### Written instruction
Quote all of the data that follows exactly as written, skipping the images.

### Source data

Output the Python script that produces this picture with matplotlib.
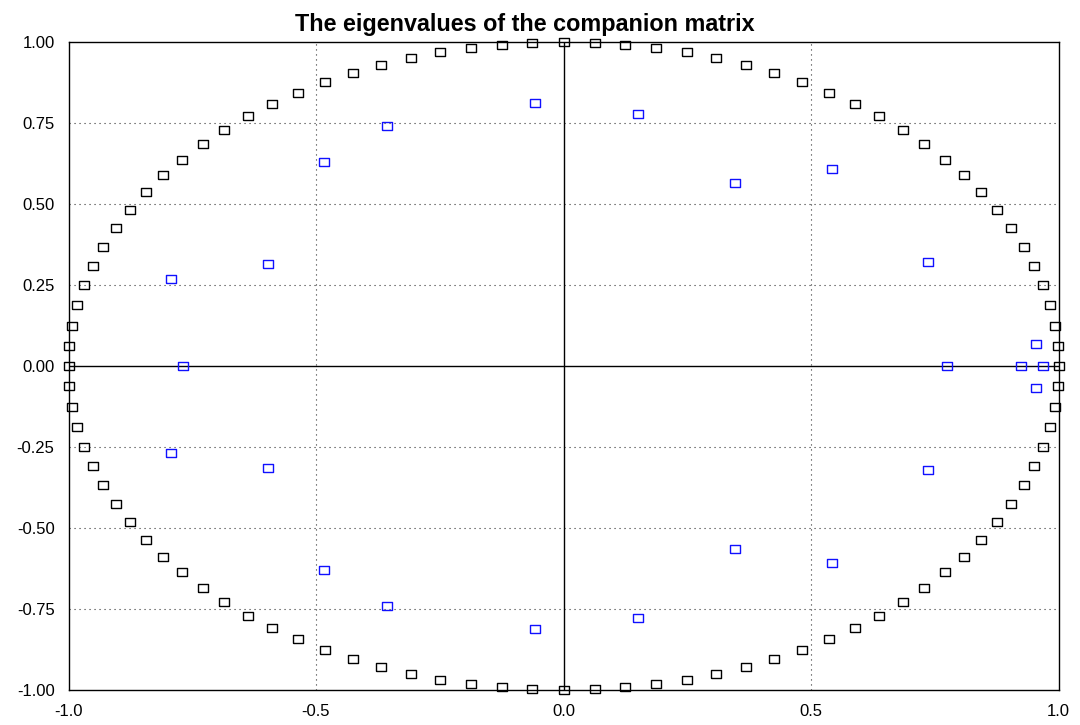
import matplotlib
matplotlib.use("Agg")
import matplotlib.pyplot as plt

plt.rcParams['font.family'] = ['Liberation Sans', 'DejaVu Sans']

# Unit-circle points (black)
circle_x = [1.000, 0.998, 0.992, 0.982, 0.969, 0.951, 0.930, 0.905, 0.876, 0.844, 0.809, 0.771, 0.729,
            0.685, 0.637, 0.588, 0.536, 0.482, 0.426, 0.368, 0.309, 0.249, 0.187, 0.125, 0.063,
            0.000, -0.063, -0.125, -0.187, -0.249, -0.309, -0.368, -0.426, -0.482, -0.536, -0.588, -0.637,
            -0.685, -0.729, -0.771, -0.809, -0.844, -0.876, -0.905, -0.930, -0.951, -0.969, -0.982, -0.992, -0.998,
            -1.000, -0.998, -0.992, -0.982, -0.969, -0.951, -0.930, -0.905, -0.876, -0.844, -0.809, -0.771, -0.729,
            -0.685, -0.637, -0.588, -0.536, -0.482, -0.426, -0.368, -0.309, -0.249, -0.187, -0.125, -0.063,
            0.000, 0.063, 0.125, 0.187, 0.249, 0.309, 0.368, 0.426, 0.482, 0.536, 0.588, 0.637,
            0.685, 0.729, 0.771, 0.809, 0.844, 0.876, 0.905, 0.930, 0.951, 0.969, 0.982, 0.992, 0.998]
circle_y = [0.000, 0.063, 0.125, 0.187, 0.249, 0.309, 0.368, 0.426, 0.482, 0.536, 0.588, 0.637, 0.685,
            0.729, 0.771, 0.809, 0.844, 0.876, 0.905, 0.930, 0.951, 0.969, 0.982, 0.992, 0.998,
            1.000, 0.998, 0.992, 0.982, 0.969, 0.951, 0.930, 0.905, 0.876, 0.844, 0.809, 0.771, 0.729,
            0.685, 0.637, 0.588, 0.536, 0.482, 0.426, 0.368, 0.309, 0.249, 0.187, 0.125, 0.063,
            0.000, -0.063, -0.125, -0.187, -0.249, -0.309, -0.368, -0.426, -0.482, -0.536, -0.588, -0.637, -0.685,
            -0.729, -0.771, -0.809, -0.844, -0.876, -0.905, -0.930, -0.951, -0.969, -0.982, -0.992, -0.998,
            -1.000, -0.998, -0.992, -0.982, -0.969, -0.951, -0.930, -0.905, -0.876, -0.844, -0.809, -0.771, -0.729,
            -0.685, -0.637, -0.588, -0.536, -0.482, -0.426, -0.368, -0.309, -0.249, -0.187, -0.125, -0.063]

# Eigenvalues (blue)
eig_re = [-0.768, -0.793, -0.793, -0.596, -0.596, -0.484, -0.484, -0.357, -0.357, -0.058, -0.058,
          0.150, 0.150, 0.346, 0.346, 0.542, 0.542, 0.737, 0.737, 0.775, 0.924, 0.955, 0.955, 0.968]
eig_im = [0.000, 0.268, -0.268, 0.315, -0.315, 0.629, -0.629, 0.740, -0.740, 0.811, -0.811,
          0.777, -0.777, 0.566, -0.566, 0.608, -0.608, 0.322, -0.322, 0.000, 0.000, 0.069, -0.069, 0.000]

x_ticks = [-1.0, -0.5, 0.0, 0.5, 1.0]
x_labels = ["-1.0", "-0.5", "0.0", "0.5", "1.0"]
y_ticks = [-1.0, -0.75, -0.5, -0.25, 0.0, 0.25, 0.5, 0.75, 1.0]
y_labels = ["-1.00", "-0.75", "-0.50", "-0.25", "0.00", "0.25", "0.50", "0.75", "1.00"]
title = "The eigenvalues of the companion matrix"

fig = plt.figure(figsize=(10.8, 7.25), dpi=100)
ax = fig.add_axes([68.5 / 1080, 1 - 690 / 725, 990 / 1080, 648 / 725])

rect = [(-5, -4), (5, -4), (5, 4), (-5, 4), (-5, -4)]

ax.set_xlim(-1, 1)
ax.set_ylim(-1, 1)
ax.set_xticks(x_ticks)
ax.set_xticklabels(x_labels)
ax.set_yticks(y_ticks)
ax.set_yticklabels(y_labels)
ax.tick_params(length=0, labelsize=12, pad=10, colors='black')

grid_style = dict(color='#333333', lw=0.8, linestyle=(0, (1, 3.5)), zorder=1)
for v in x_ticks:
    if v not in (-1.0, 0.0, 1.0):
        ax.axvline(v, **grid_style)
for v in y_ticks:
    if v not in (-1.0, 0.0, 1.0):
        ax.axhline(v, **grid_style)
ax.axhline(0, color='black', lw=1.0, zorder=1.5)
ax.axvline(0, color='black', lw=1.0, zorder=1.5)

ax.plot(circle_x, circle_y, linestyle='none', marker=rect, markersize=7.8,
        markerfacecolor='none', markeredgecolor='black', markeredgewidth=1.0,
        zorder=3, clip_on=False)
ax.plot(eig_re, eig_im, linestyle='none', marker=rect, markersize=7.8,
        markerfacecolor='none', markeredgecolor='#1010ff', markeredgewidth=1.0,
        zorder=3, clip_on=False)

for s in ax.spines.values():
    s.set_linewidth(1.0)
    s.set_color('black')

fig.text(524.5 / 1080, 1 - 30.7 / 725, title, ha='center', va='baseline',
         fontsize=16.8, fontweight='bold')

fig.savefig("out.png", dpi=100)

### Full answer
Output the Python script that produces this picture with matplotlib.
import matplotlib
matplotlib.use("Agg")
import matplotlib.pyplot as plt

plt.rcParams['font.family'] = ['Liberation Sans', 'DejaVu Sans']

# Unit-circle points (black)
circle_x = [1.000, 0.998, 0.992, 0.982, 0.969, 0.951, 0.930, 0.905, 0.876, 0.844, 0.809, 0.771, 0.729,
            0.685, 0.637, 0.588, 0.536, 0.482, 0.426, 0.368, 0.309, 0.249, 0.187, 0.125, 0.063,
            0.000, -0.063, -0.125, -0.187, -0.249, -0.309, -0.368, -0.426, -0.482, -0.536, -0.588, -0.637,
            -0.685, -0.729, -0.771, -0.809, -0.844, -0.876, -0.905, -0.930, -0.951, -0.969, -0.982, -0.992, -0.998,
            -1.000, -0.998, -0.992, -0.982, -0.969, -0.951, -0.930, -0.905, -0.876, -0.844, -0.809, -0.771, -0.729,
            -0.685, -0.637, -0.588, -0.536, -0.482, -0.426, -0.368, -0.309, -0.249, -0.187, -0.125, -0.063,
            0.000, 0.063, 0.125, 0.187, 0.249, 0.309, 0.368, 0.426, 0.482, 0.536, 0.588, 0.637,
            0.685, 0.729, 0.771, 0.809, 0.844, 0.876, 0.905, 0.930, 0.951, 0.969, 0.982, 0.992, 0.998]
circle_y = [0.000, 0.063, 0.125, 0.187, 0.249, 0.309, 0.368, 0.426, 0.482, 0.536, 0.588, 0.637, 0.685,
            0.729, 0.771, 0.809, 0.844, 0.876, 0.905, 0.930, 0.951, 0.969, 0.982, 0.992, 0.998,
            1.000, 0.998, 0.992, 0.982, 0.969, 0.951, 0.930, 0.905, 0.876, 0.844, 0.809, 0.771, 0.729,
            0.685, 0.637, 0.588, 0.536, 0.482, 0.426, 0.368, 0.309, 0.249, 0.187, 0.125, 0.063,
            0.000, -0.063, -0.125, -0.187, -0.249, -0.309, -0.368, -0.426, -0.482, -0.536, -0.588, -0.637, -0.685,
            -0.729, -0.771, -0.809, -0.844, -0.876, -0.905, -0.930, -0.951, -0.969, -0.982, -0.992, -0.998,
            -1.000, -0.998, -0.992, -0.982, -0.969, -0.951, -0.930, -0.905, -0.876, -0.844, -0.809, -0.771, -0.729,
            -0.685, -0.637, -0.588, -0.536, -0.482, -0.426, -0.368, -0.309, -0.249, -0.187, -0.125, -0.063]

# Eigenvalues (blue)
eig_re = [-0.768, -0.793, -0.793, -0.596, -0.596, -0.484, -0.484, -0.357, -0.357, -0.058, -0.058,
          0.150, 0.150, 0.346, 0.346, 0.542, 0.542, 0.737, 0.737, 0.775, 0.924, 0.955, 0.955, 0.968]
eig_im = [0.000, 0.268, -0.268, 0.315, -0.315, 0.629, -0.629, 0.740, -0.740, 0.811, -0.811,
          0.777, -0.777, 0.566, -0.566, 0.608, -0.608, 0.322, -0.322, 0.000, 0.000, 0.069, -0.069, 0.000]

x_ticks = [-1.0, -0.5, 0.0, 0.5, 1.0]
x_labels = ["-1.0", "-0.5", "0.0", "0.5", "1.0"]
y_ticks = [-1.0, -0.75, -0.5, -0.25, 0.0, 0.25, 0.5, 0.75, 1.0]
y_labels = ["-1.00", "-0.75", "-0.50", "-0.25", "0.00", "0.25", "0.50", "0.75", "1.00"]
title = "The eigenvalues of the companion matrix"

fig = plt.figure(figsize=(10.8, 7.25), dpi=100)
ax = fig.add_axes([68.5 / 1080, 1 - 690 / 725, 990 / 1080, 648 / 725])

rect = [(-5, -4), (5, -4), (5, 4), (-5, 4), (-5, -4)]

ax.set_xlim(-1, 1)
ax.set_ylim(-1, 1)
ax.set_xticks(x_ticks)
ax.set_xticklabels(x_labels)
ax.set_yticks(y_ticks)
ax.set_yticklabels(y_labels)
ax.tick_params(length=0, labelsize=12, pad=10, colors='black')

grid_style = dict(color='#333333', lw=0.8, linestyle=(0, (1, 3.5)), zorder=1)
for v in x_ticks:
    if v not in (-1.0, 0.0, 1.0):
        ax.axvline(v, **grid_style)
for v in y_ticks:
    if v not in (-1.0, 0.0, 1.0):
        ax.axhline(v, **grid_style)
ax.axhline(0, color='black', lw=1.0, zorder=1.5)
ax.axvline(0, color='black', lw=1.0, zorder=1.5)

ax.plot(circle_x, circle_y, linestyle='none', marker=rect, markersize=7.8,
        markerfacecolor='none', markeredgecolor='black', markeredgewidth=1.0,
        zorder=3, clip_on=False)
ax.plot(eig_re, eig_im, linestyle='none', marker=rect, markersize=7.8,
        markerfacecolor='none', markeredgecolor='#1010ff', markeredgewidth=1.0,
        zorder=3, clip_on=False)

for s in ax.spines.values():
    s.set_linewidth(1.0)
    s.set_color('black')

fig.text(524.5 / 1080, 1 - 30.7 / 725, title, ha='center', va='baseline',
         fontsize=16.8, fontweight='bold')

fig.savefig("out.png", dpi=100)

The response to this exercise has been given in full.